= Aśvaka =

People of ancient Gandhara

Asvakas (Sanskrit:
Aśvaka) (Note: Also known in various sources as Āśvakāyana, Āśvāyana, Assakenoi, Aspasioi, and Aspasii, as well as several other Prakrit, Latin and Greek variants.) were an ancient people from Gandhara, in the present-day Pakistan and Afghanistan. The region in which they lived was also called Aśvaka.

== Etymology ==
The Sanskrit term aśva, Prakrit assa and Avestan aspa means horse. The name Aśvaka/Aśvakan or Assaka is derived from the Sanskrit Aśva or Prakrit Assa and it denotes someone connected with the horses, hence a horseman, or a cavalryman. The Asvakas were especially engaged in the occupation of breeding, raising and training war horses, as also in providing expert cavalry services. Some scholars believe that the term the term "Afghan" may be related to Aśvakan or Assakan.

== Ethnology ==
In the Major Rock Edicts of Ashoka, Asvakas are described as Gandhāras (Gandharians) who are recorded separately from Kambojas. Ancient Greek historians who documented the exploits of Alexander the Great refer to Aspasioi or Assakenoi (Ἀσσακηνοί) kin among his opponents. The historian R. C. Majumdar considers these words to be corruptions of Asvaka. It is possible that the corruption of the names occurred due to regional differences in pronunciation. Rama Shankar Tripathi thinks it possible that the Assakenoi were either allied to or a branch of the Aspasioi. The Greeks recorded the two groups as inhabiting different areas, with the Aspasioi in either the Alishang or Kunar Valley (or Kunar Province) and the Assakenoi in the Swat Valley.

== History ==
The Assakenoi fielded 2,000 cavalry, 30 elephants and 30,000 infantry (Note: The statistics for the Assakenoi forces that fought Alexander vary. For example, Barbara West says there were 30,000 cavalry, 20,000 infantry and at least 30 elephants.) against Alexander during his campaign in India, which began in 327 BCE, but they eventually had to surrender after losses at places such as Beira, Massaga and Ora. The Aspasioi chose to flee into the hills but destroyed their city of Arigaion before doing so; 40,000 of them were captured, along with 230,000 oxen. Diodorus recorded the strength of the Aśvaka opposition, noting that the women took up arms along with the men, preferring "a glorious death to a life of dishonour". Queen Cleophis was the main leader of Asvakas during their war against Alexander.

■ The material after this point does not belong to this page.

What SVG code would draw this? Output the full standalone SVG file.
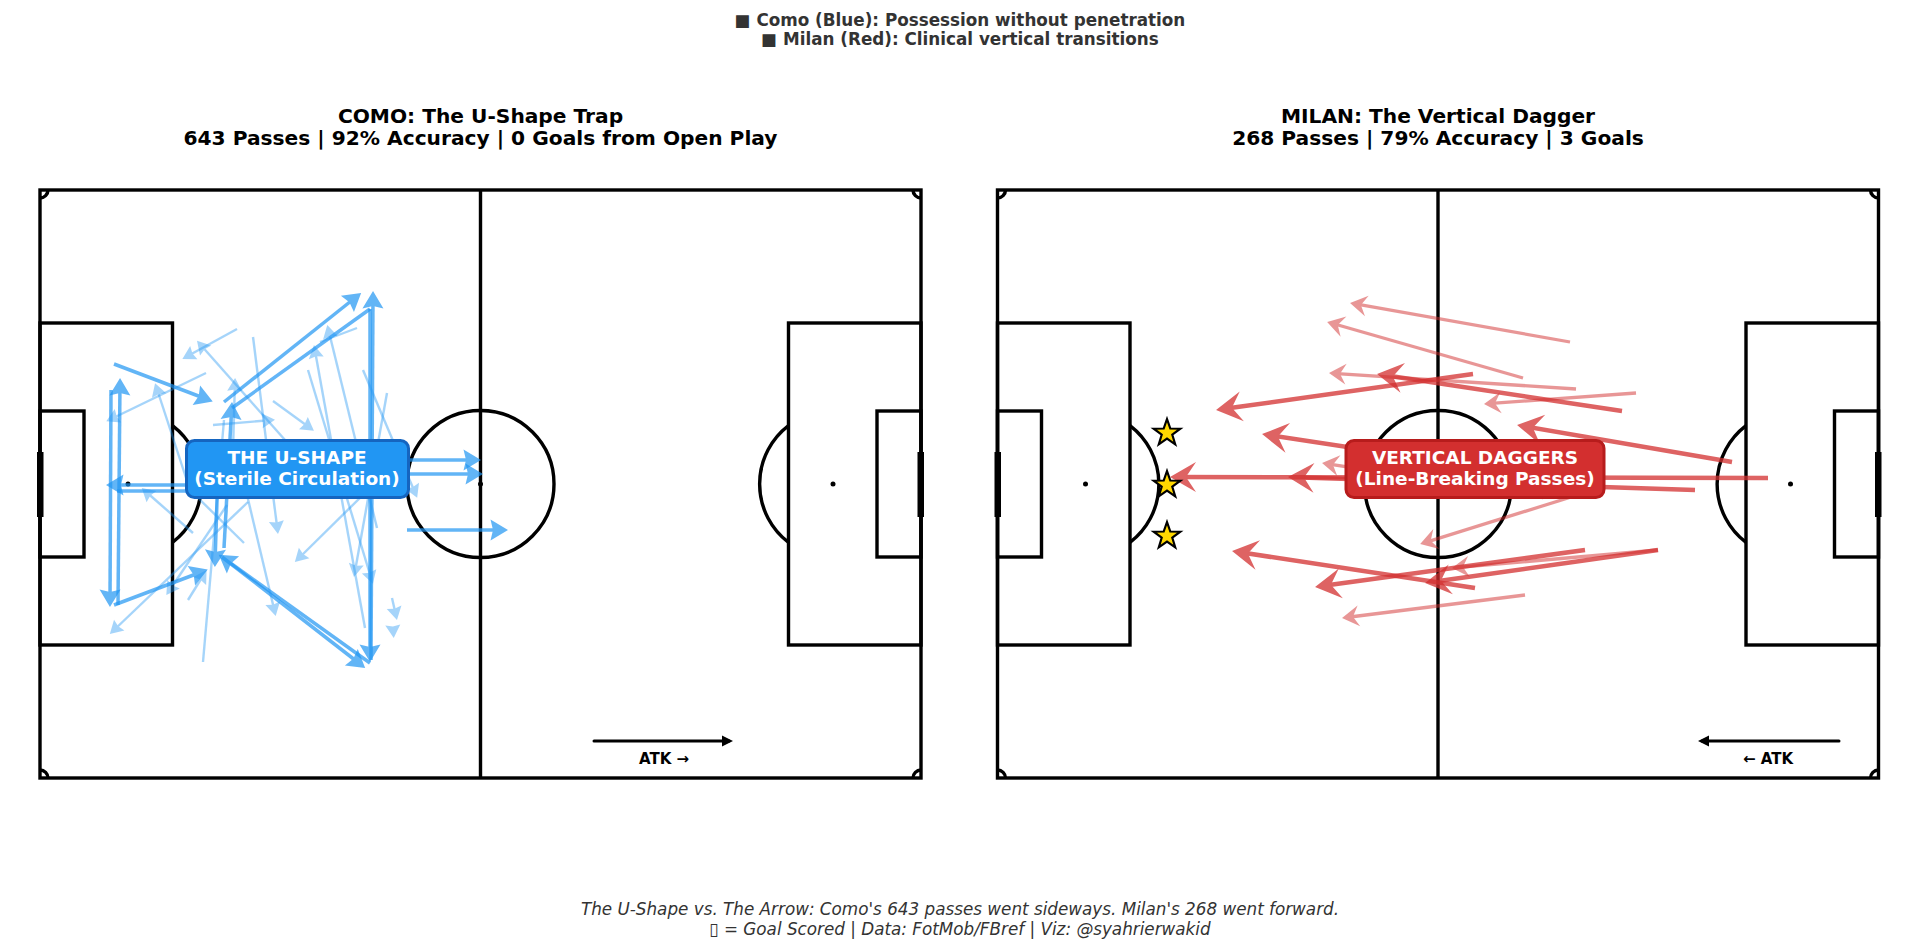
<svg xmlns="http://www.w3.org/2000/svg" xmlns:xlink="http://www.w3.org/1999/xlink" width="1920" height="950" viewBox="0 0 1920 950">
<style>
text{font-family:"DejaVu Sans",sans-serif;text-anchor:middle}
.sup{font-size:16.800px;font-weight:700;fill:#333}
.ttl{font-size:20.200px;font-weight:700;fill:#000}
.foot{font-size:16.800px;font-style:italic;fill:#333}
.lab{font-size:18.500px;font-weight:700;fill:#fff}
.atk{font-size:15px;font-weight:700;fill:#000}
.pl{fill:none;stroke:#000;stroke-width:3.400}
.bs{stroke:#2196F3;stroke-width:3.500;opacity:.7;fill:none}
.bf{stroke:#2196F3;stroke-width:2.400;opacity:.4;fill:none}
.rs{stroke:#D32F2F;stroke-width:4.500;opacity:.75;fill:none}
.rf{stroke:#D32F2F;stroke-width:3.300;opacity:.5;fill:none}
.bh1{marker-end:url(#hbs)}.bh2{marker-end:url(#hbf)}.rh1{marker-end:url(#hrs)}.rh2{marker-end:url(#hrf)}
.star{fill:#FFD700;stroke:#000;stroke-width:2.200;stroke-linejoin:miter}
</style>
<defs>
<marker id="hbs" markerUnits="userSpaceOnUse" markerWidth="30" markerHeight="30" refX="15" refY="15" orient="auto" overflow="visible"><path d="M19 15L1.500 4.500L4 15L1.500 25.500Z" fill="#2196F3"/></marker>
<marker id="hbf" markerUnits="userSpaceOnUse" markerWidth="30" markerHeight="30" refX="15" refY="15" orient="auto" overflow="visible"><path d="M18 15L5 7.500L6.500 15L5 22.500Z" fill="#2196F3"/></marker>
<marker id="hrs" markerUnits="userSpaceOnUse" markerWidth="40" markerHeight="40" refX="20" refY="20" orient="auto" overflow="visible"><path d="M25 20L-1 5L9 20L-1 35Z" fill="#D32F2F"/></marker>
<marker id="hrf" markerUnits="userSpaceOnUse" markerWidth="30" markerHeight="30" refX="15" refY="15" orient="auto" overflow="visible"><path d="M19 15L2 4.500L8 15L2 25.500Z" fill="#D32F2F"/></marker>
<marker id="hatk" markerUnits="userSpaceOnUse" markerWidth="20" markerHeight="20" refX="10" refY="10" orient="auto" overflow="visible"><path d="M14 10L3 4.500L3 15.500Z" fill="#000"/></marker>
<g id="pitch">
<rect class="pl" x="40" y="190" width="881" height="588"/>
<line class="pl" x1="480.500" y1="190" x2="480.500" y2="778"/>
<circle class="pl" cx="480.500" cy="484" r="73.500"/>
<circle cx="480.500" cy="484" r="2.500"/>
<rect class="pl" x="40" y="323" width="132.500" height="322"/>
<rect class="pl" x="40" y="411" width="44" height="146"/>
<rect class="pl" x="788.500" y="323" width="132.500" height="322"/>
<rect class="pl" x="877" y="411" width="44" height="146"/>
<circle cx="128" cy="484" r="2.500"/>
<circle cx="833" cy="484" r="2.500"/>
<path class="pl" d="M172.500 425.600A73.500 73.500 0 0 1 172.500 542.400"/>
<path class="pl" d="M788.500 425.600A73.500 73.500 0 0 0 788.500 542.400"/>
<path class="pl" d="M48 190A8 8 0 0 1 40 198M913 190A8 8 0 0 0 921 198M48 778A8 8 0 0 0 40 770M913 778A8 8 0 0 1 921 770"/>
<rect x="37" y="452" width="6.500" height="65"/>
<rect x="917.500" y="452" width="6.500" height="65"/>
</g>
</defs>
<rect width="1920" height="950" fill="#fff"/>
<g id="header">
<text class="sup" x="960" y="26">■ Como (Blue): Possession without penetration</text>
<text class="sup" x="960" y="45">■ Milan (Red): Clinical vertical transitions</text>
<text class="ttl" x="480.500" y="123">COMO: The U-Shape Trap</text>
<text class="ttl" x="480.500" y="145">643 Passes | 92% Accuracy | 0 Goals from Open Play</text>
<text class="ttl" x="1438" y="123">MILAN: The Vertical Dagger</text>
<text class="ttl" x="1438" y="145">268 Passes | 79% Accuracy | 3 Goals</text>
</g>
<g id="pitch-como"><use href="#pitch" xlink:href="#pitch"/></g>
<g id="pitch-milan"><use href="#pitch" xlink:href="#pitch" transform="translate(957.500 0)"/></g>
<g id="connectors-como">
<line class="bf bh2" x1="237" y1="329" x2="185" y2="357.500"/>
<line class="bf bh2" x1="206" y1="373" x2="109" y2="420"/>
<line class="bf bh2" x1="190" y1="490" x2="156" y2="386"/>
<line class="bf bh2" x1="285" y1="440" x2="199" y2="343"/>
<line class="bf bh2" x1="233" y1="450" x2="235" y2="381"/>
<line class="bf bh2" x1="193" y1="533" x2="144" y2="490"/>
<line class="bf" x1="244" y1="543" x2="190" y2="490"/>
<line class="bf bh2" x1="248" y1="502" x2="112" y2="632"/>
<line class="bf" x1="203" y1="662" x2="224" y2="420"/>
<line class="bf bh2" x1="213" y1="425" x2="272" y2="420"/>
<line class="bf bh2" x1="234" y1="440" x2="275" y2="613"/>
<line class="bf bh2" x1="253" y1="337" x2="277.600" y2="531"/>
<line class="bf bh2" x1="273" y1="401" x2="311.500" y2="429"/>
<line class="bf bh2" x1="365" y1="628" x2="314.500" y2="348"/>
<line class="bf" x1="357" y1="328" x2="320" y2="342"/>
<line class="bf bh2" x1="377" y1="528" x2="328" y2="328"/>
<line class="bf bh2" x1="308" y1="370" x2="372" y2="581"/>
<line class="bf bh2" x1="363" y1="370" x2="416" y2="495"/>
<line class="bf bh2" x1="387" y1="393" x2="354.500" y2="574"/>
<line class="bf bh2" x1="370" y1="488" x2="297" y2="560"/>
<line class="bf bh2" x1="392" y1="598" x2="396.300" y2="617"/>
<line class="bf bh2" x1="393" y1="628" x2="393.500" y2="635"/>
<line class="bf bh2" x1="188" y1="600" x2="205" y2="572.500"/>
<line class="bf bh2" x1="227" y1="505" x2="168" y2="592.500"/>
<line class="bs bh1" x1="114" y1="364" x2="209" y2="400"/>
<line class="bs bh1" x1="118" y1="605" x2="120" y2="382"/>
<line class="bs bh1" x1="111" y1="390" x2="110" y2="603"/>
<line class="bs bh1" x1="190" y1="485" x2="110" y2="485"/>
<line class="bs" x1="117" y1="491" x2="250" y2="491"/>
<line class="bs bh1" x1="114" y1="605" x2="204" y2="571"/>
<line class="bs bh1" x1="218" y1="470" x2="215" y2="563"/>
<line class="bs bh1" x1="224" y1="548" x2="231.800" y2="406"/>
<line class="bs bh1" x1="224" y1="402" x2="358" y2="295.500"/>
<line class="bs" x1="370" y1="309" x2="232" y2="408"/>
<line class="bs bh1" x1="371" y1="660" x2="373" y2="295"/>
<line class="bs bh1" x1="370" y1="309" x2="370" y2="658"/>
<line class="bs bh1" x1="370" y1="663" x2="222" y2="557"/>
<line class="bs bh1" x1="222" y1="557" x2="362" y2="665.500"/>
<line class="bs bh1" x1="407" y1="530" x2="504" y2="530"/>
<line class="bs bh1" x1="300" y1="460" x2="477" y2="460"/>
<line class="bs bh1" x1="300" y1="474" x2="479" y2="474"/>
</g>
<g id="connectors-milan">
<line class="rf rh2" x1="1570" y1="342" x2="1354" y2="303.700"/>
<line class="rf rh2" x1="1523" y1="378" x2="1331" y2="323"/>
<line class="rf rh2" x1="1576" y1="389" x2="1333" y2="373.300"/>
<line class="rf rh2" x1="1636" y1="393" x2="1488" y2="403.700"/>
<line class="rf rh2" x1="1400" y1="475" x2="1326" y2="463.600"/>
<line class="rf rh2" x1="1600" y1="488" x2="1424" y2="542.800"/>
<line class="rf rh2" x1="1658" y1="550" x2="1456" y2="567.700"/>
<line class="rf rh2" x1="1525" y1="595" x2="1346" y2="617.500"/>
<line class="rf rh2" x1="1590" y1="470" x2="1489" y2="489"/>
<line class="rf rh2" x1="1590" y1="485" x2="1529" y2="490"/>
<line class="rs rh1" x1="1473" y1="374" x2="1221" y2="409.300"/>
<line class="rs rh1" x1="1622" y1="411" x2="1382" y2="374.800"/>
<line class="rs rh1" x1="1400" y1="455" x2="1267" y2="434.800"/>
<line class="rs rh1" x1="1732" y1="462" x2="1522" y2="425.900"/>
<line class="rs rh1" x1="1768" y1="478" x2="1175" y2="477"/>
<line class="rs rh1" x1="1695" y1="490" x2="1293" y2="477.200"/>
<line class="rs rh1" x1="1475" y1="588" x2="1237" y2="551.800"/>
<line class="rs rh1" x1="1585" y1="550" x2="1320" y2="586.300"/>
<line class="rs rh1" x1="1658" y1="550" x2="1430" y2="582.300"/>
</g>
<g id="node-ushape">
<rect x="186.500" y="440.500" width="222" height="57" rx="8" fill="#2196F3" stroke="#1565C0" stroke-width="3"/>
<text class="lab" x="297" y="464">THE U-SHAPE</text>
<text class="lab" x="297" y="485">(Sterile Circulation)</text>
</g>
<g id="node-daggers">
<rect x="1346" y="440.500" width="258" height="57" rx="8" fill="#D32F2F" stroke="#B71C1C" stroke-width="3"/>
<text class="lab" x="1475" y="464">VERTICAL DAGGERS</text>
<text class="lab" x="1475" y="485">(Line-Breaking Passes)</text>
</g>
<g id="goal-star-1"><path class="star" transform="translate(1167 433)" d="M0-14L3.300-4.500L13.300-4.300L5.300 1.700L8.200 11.300L0 5.600L-8.200 11.300L-5.300 1.700L-13.300-4.300L-3.300-4.500Z"/></g>
<g id="goal-star-2"><path class="star" transform="translate(1167 485)" d="M0-14L3.300-4.500L13.300-4.300L5.300 1.700L8.200 11.300L0 5.600L-8.200 11.300L-5.300 1.700L-13.300-4.300L-3.300-4.500Z"/></g>
<g id="goal-star-3"><path class="star" transform="translate(1167 536)" d="M0-14L3.300-4.500L13.300-4.300L5.300 1.700L8.200 11.300L0 5.600L-8.200 11.300L-5.300 1.700L-13.300-4.300L-3.300-4.500Z"/></g>
<g id="attack-como">
<line x1="594" y1="741" x2="729" y2="741" stroke="#000" stroke-width="3" stroke-linecap="round" marker-end="url(#hatk)"/>
<text class="atk" x="664" y="764">ATK →</text>
</g>
<g id="attack-milan">
<line x1="1839" y1="741" x2="1702" y2="741" stroke="#000" stroke-width="3" stroke-linecap="round" marker-end="url(#hatk)"/>
<text class="atk" x="1768" y="764">← ATK</text>
</g>
<g id="footer">
<text class="foot" x="960" y="915">The U-Shape vs. The Arrow: Como's 643 passes went sideways. Milan's 268 went forward.</text>
<text class="foot" x="960" y="935">▯ = Goal Scored | Data: FotMob/FBref | Viz: @syahrierwakid</text>
</g>
</svg>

The Asvayanas have been attested to be good cattle breeders and agriculturists by classical writers. Arrian said that, during the time of Alexander, there were a large number of bullocks - 230,000 - of a size and shape superior to what the Macedonians had known, which Alexander captured from them and decided to send to Macedonia for agriculture.